Nickel-Samaria Doped Ceria (Ni-SDC) cermet anodic thin films of about 500 nm were prepared on Scandia Stabilized Zirconia (ScSZ) electrolyte supports via reactive radio frequency (RF) sputtering. Anode deposition was done at room temperature, and the background sputtering gas was a reactive mixture of Ar : O2/80 : 20. The oxide conducting fuel cell configuration was completed by screen printing of lanthanum strontium manganite (LSM/YSZ) cathodes on the other side of the ScSZ supports.

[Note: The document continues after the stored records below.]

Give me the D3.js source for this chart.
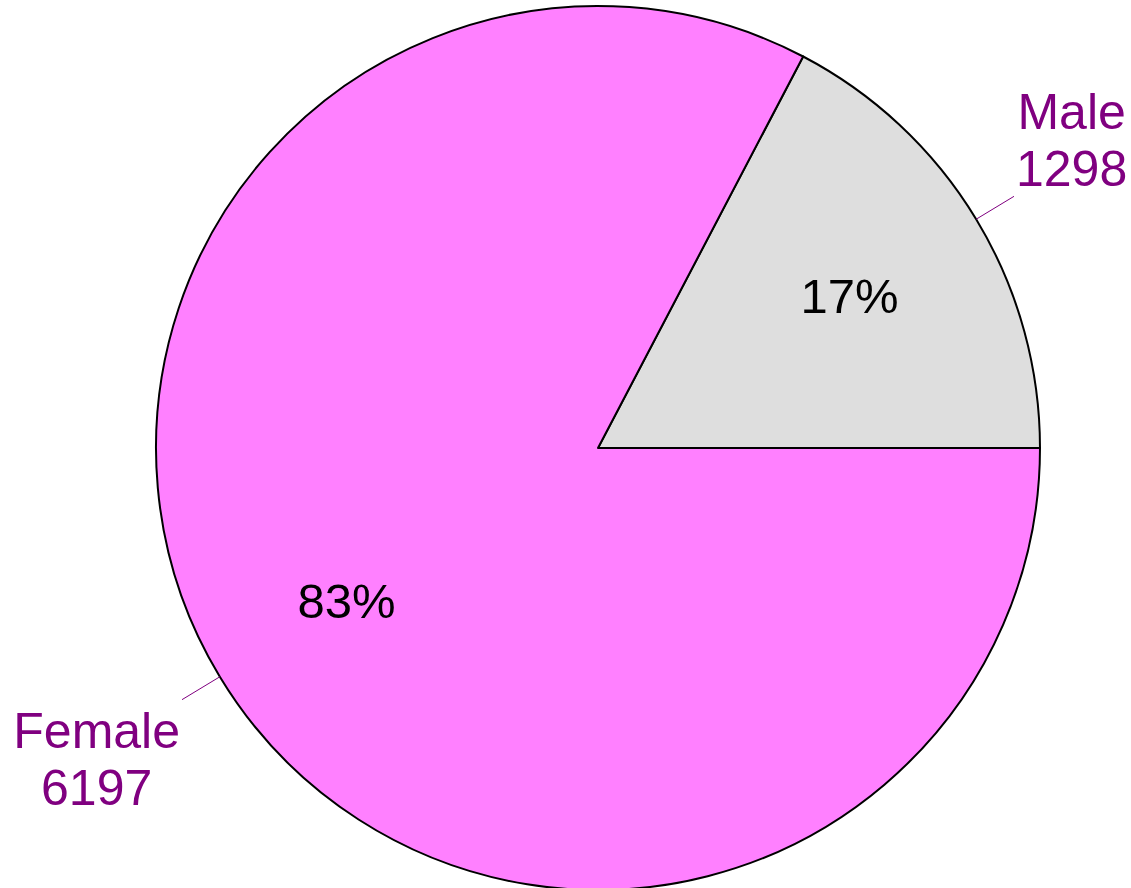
<!DOCTYPE html>
<html>
<head>
<meta charset="utf-8">
<script src="https://cdn.jsdelivr.net/npm/d3@7"></script>
<style>
  body { margin: 0; background: #fff; }
  svg { display: block; font-family: Arial, "Liberation Sans", sans-serif; }
</style>
</head>
<body>
<svg id="chart" width="1131" height="888"></svg>
<script>
// values
let categories = ['Male', 'Female'];
let counts = [1298, 6197];
let colors = ['#dedede', '#ff80ff'];

let svg = d3.select('#chart'),
    cx = 598,
    cy = 448,
    radius = 442,
    g = svg.append('g').attr('transform', 'translate(' + cx + ',' + cy + ')');

let src_data = categories.map(function (c, i) { return [c, counts[i]]; });
let total = d3.sum(counts);

// counter-clockwise from 3 o'clock
let pie = d3.pie()
    .sort(null)
    .startAngle(Math.PI / 2)
    .endAngle(Math.PI / 2 - 2 * Math.PI)
    .value(function (d) { return d[1]; });

let path = d3.arc().outerRadius(radius).innerRadius(0);
let label = d3.arc().outerRadius(radius * 0.665).innerRadius(radius * 0.665);

let color = d3.scaleOrdinal(categories, colors);

let arcs = pie(src_data);

let arc = g.selectAll('.arc')
    .data(arcs)
    .enter().append('g')
    .attr('class', 'arc');

arc.append('path')
    .attr('d', path)
    .attr('fill', function (d) { return color(d.data[0]); })
    .attr('stroke', '#000')
    .attr('stroke-width', 2)
    .attr('stroke-linejoin', 'round');

arc.append('text')
    .attr('transform', function (d) { return 'translate(' + label.centroid(d) + ')'; })
    .attr('text-anchor', 'middle')
    .attr('dy', '0.36em')
    .attr('font-size', 49)
    .attr('fill', '#000')
    .text(function (d) { return Math.round(d.data[1] / total * 100) + '%'; });

// outside labels with leader lines
arcs.forEach(function (d) {
    let a = (d.startAngle + d.endAngle) / 2 - Math.PI / 2;
    let x0 = Math.cos(a) * radius, y0 = Math.sin(a) * radius;
    let x1 = Math.cos(a) * radius * 1.1, y1 = Math.sin(a) * radius * 1.1;
    g.append('line')
        .attr('x1', x0).attr('y1', y0)
        .attr('x2', x1).attr('y2', y1)
        .attr('stroke', '#800080')
        .attr('stroke-width', 1);

    let right = x1 > 0;
    let lineH = 57;
    // upper labels sit above the line end, lower ones below
    let firstBase = y1 < 0 ? y1 - 10 - lineH : y1 + 48;
    let t = g.append('text')
        .attr('font-size', 50)
        .attr('fill', '#800080')
        .attr('text-anchor', 'middle');
    let lines = [d.data[0], String(d.data[1])];
    // measure block width to align the block to the line end
    let tmp = g.append('text').attr('font-size', 50).text(lines[0]);
    let w0 = tmp.node().getComputedTextLength();
    tmp.text(lines[1]);
    let w1 = tmp.node().getComputedTextLength();
    tmp.remove();
    let bw = Math.max(w0, w1);
    let mid = right ? x1 + 2 + bw / 2 : x1 - 2 - bw / 2;
    lines.forEach(function (s, i) {
        t.append('tspan')
            .attr('x', mid)
            .attr('y', firstBase + i * lineH)
            .text(s);
    });
});
</script>
</body>
</html>
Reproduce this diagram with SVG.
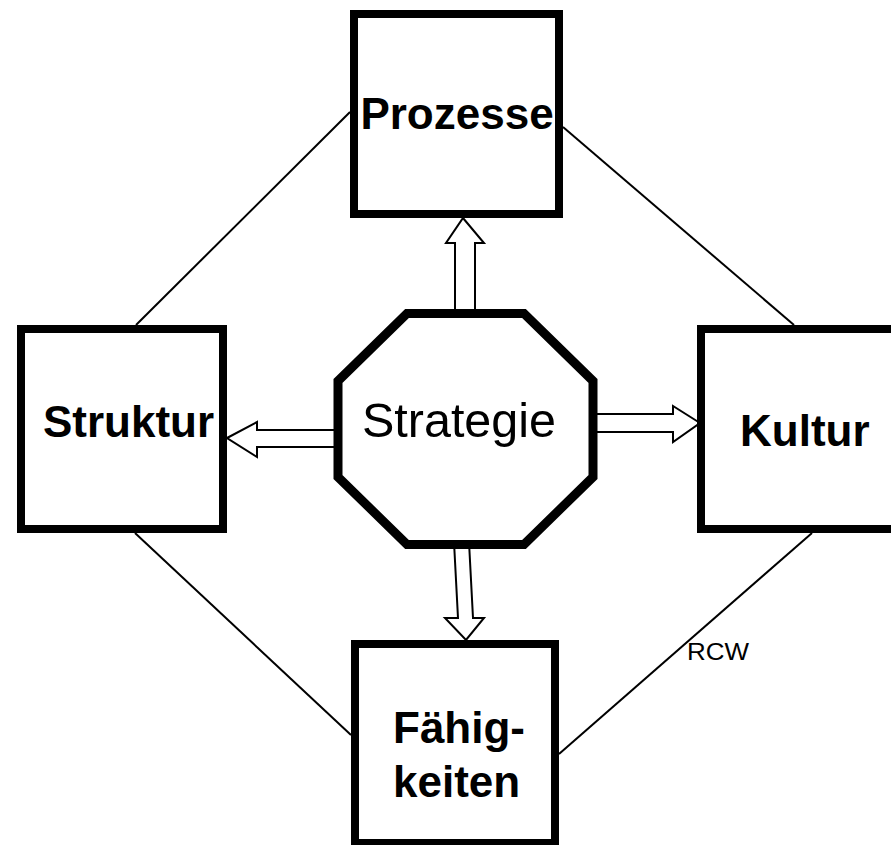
<svg xmlns="http://www.w3.org/2000/svg" width="891" height="845" viewBox="0 0 891 845">
<style>
.box{fill:#fff;stroke:#000;stroke-width:8}
.oct{fill:#fff;stroke:#000;stroke-width:9;stroke-linejoin:miter}
.link{stroke:#000;stroke-width:2;fill:none}
.arr{fill:#fff;stroke:#000;stroke-width:2;stroke-linejoin:miter}
.lbl{font-family:"Liberation Sans",Arial,sans-serif;font-weight:bold;font-size:44px;fill:#000}
.ctr{font-family:"Liberation Sans",Arial,sans-serif;font-size:48.5px;fill:#000}
.note{font-family:"Liberation Sans",Arial,sans-serif;font-size:23px;fill:#000}
</style>
<rect width="891" height="845" fill="#fff"/>
<g id="connectors">
<line class="link" x1="136" y1="325" x2="350" y2="112"/>
<line class="link" x1="563" y1="127" x2="794" y2="325"/>
<line class="link" x1="135" y1="533" x2="351" y2="735"/>
<line class="link" x1="812" y1="533" x2="559" y2="754"/>
<polygon class="arr" points="463,218 484,243 475,243 475,318 455,318 455,243 446,243"/>
<polygon class="arr" points="227,438 257,422 257,430 340,430 340,447 257,447 257,457"/>
<polygon class="arr" points="700,423 673,406 673,414 591,414 591,432 673,432 673,442"/>
<polygon class="arr" points="454,542 469,542 473,618 484,618 466,640 445,618 458,618"/>
</g>
<g id="prozesse">
<rect class="box" x="354" y="14" width="205" height="200"/>
<text class="lbl" x="457" y="129" text-anchor="middle">Prozesse</text>
</g>
<g id="struktur">
<rect class="box" x="21" y="329" width="202" height="200"/>
<text class="lbl" x="128.5" y="437" text-anchor="middle">Struktur</text>
</g>
<g id="kultur">
<rect class="box" x="701" y="329" width="220" height="200"/>
<text class="lbl" x="740" y="446">Kultur</text>
</g>
<g id="faehigkeiten">
<rect class="box" x="355" y="644" width="200" height="199"/>
<text class="lbl" x="393" y="743">Fähig-</text>
<text class="lbl" x="393" y="797">keiten</text>
</g>
<g id="strategie">
<polygon class="oct" points="407,313.5 524,313.5 593,381 593,477 524,544.5 407,544.5 338,477 338,381"/>
<text class="ctr" x="459" y="437" text-anchor="middle">Strategie</text>
</g>
<text class="note" x="687" y="660" textLength="62" lengthAdjust="spacingAndGlyphs">RCW</text>
</svg>
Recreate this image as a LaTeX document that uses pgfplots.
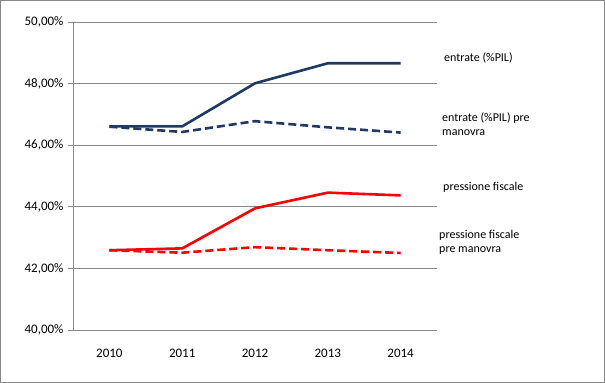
\documentclass[border=0pt]{standalone}
\usepackage{pgfplots}
\pgfplotsset{compat=1.18}
\usepackage{fontspec}
\setmainfont{Carlito}
\definecolor{navy}{HTML}{1F3864}
\definecolor{gridgray}{HTML}{888888}
\begin{document}
\begin{tikzpicture}
\useasboundingbox (-73bp,-53bp) rectangle (532bp,330bp);
\draw[gridgray, line width=0.9bp] (-72.3bp,-52.3bp) rectangle (531.3bp,329.3bp);
\begin{axis}[
  scale only axis,
  width=364bp, height=308bp,
  xmin=-0.5, xmax=4.5,
  ymin=40, ymax=50,
  axis x line*=bottom,
  axis y line*=left,
  axis line style={gridgray, line width=0.8bp, -},
  xtick={0,1,2,3,4},
  xticklabels={2010,2011,2012,2013,2014},
  x tick style={draw=none},
  minor xtick={-0.5,0.5,1.5,2.5,3.5,4.5},
  minor x tick style={gridgray, line width=0.8bp},
  ytick={40,42,44,46,48,50},
  yticklabels={{40,00\%},{42,00\%},{44,00\%},{46,00\%},{48,00\%},{50,00\%}},
  y tick style={gridgray, line width=0.8bp},
  tick align=outside,
  major tick length=5bp,
  minor tick length=5bp,
  ymajorgrids,
  major grid style={gridgray, line width=0.8bp},
  ticklabel style={font=\fontsize{13bp}{15bp}\selectfont, text=black},
  xticklabel style={yshift=-10.5bp},
  yticklabel style={xshift=-1bp},
  clip=false,
]
\addplot[navy, line width=2.6bp] coordinates {(0,46.61) (1,46.61) (2,48.01) (3,48.66) (4,48.66)};
\addplot[navy, line width=2.6bp, dash pattern=on 8bp off 4bp] coordinates {(0,46.60) (1,46.43) (2,46.78) (3,46.58) (4,46.41)};
\addplot[red, line width=2.6bp] coordinates {(0,42.59) (1,42.65) (2,43.95) (3,44.46) (4,44.37)};
\addplot[red, line width=2.6bp, dash pattern=on 8bp off 4bp] coordinates {(0,42.59) (1,42.51) (2,42.69) (3,42.59) (4,42.50)};
\end{axis}
\begin{scope}[every node/.style={anchor=west, align=left, inner sep=0pt, font=\fontsize{12bp}{14bp}\selectfont, text=black}]
\node at (371bp,272bp) {entrate (\%PIL)};
\node at (369bp,206bp) {entrate (\%PIL) pre\\manovra};
\node at (370bp,142.5bp) {pressione fiscale};
\node at (366bp,87.5bp) {pressione fiscale\\pre manovra};
\end{scope}
\end{tikzpicture}
\end{document}
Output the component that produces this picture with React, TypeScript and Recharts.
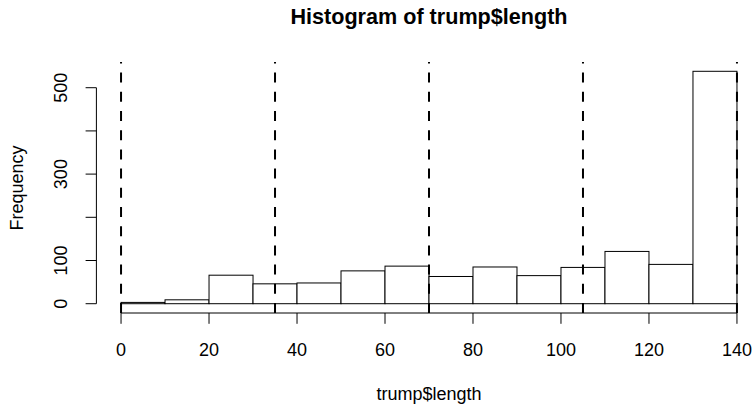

High resolution transmission electron microscopy (HR-TEM) of the cermet anode revealed an arranged nanostructure, with patterned ceria enclosing the nickel molecules in porous media. These highly ordered anodes were tested under (i) H2 and (ii) a product fuel of CO2 electro-reduced via industrial waste carbon (IWC). IWC fuel performance matched the H2 fuel performance in terms of peak power density and longevity, with an added lower fuel cost advantage. HR-TEM and scanning electron microscope (SEM) 2D images were utilized to simulate the reaction kinetics of the nanostructured porous thin film cermet anode. The reported high electrochemical performance was proved to result from the high density of triple-phase boundaries, arranged nanostructure and high contiguity of the special design of the nano-anodes. Experimental and simulation results were coherent with each other, especially for IWC operated SOFCs working at or above 700 °C.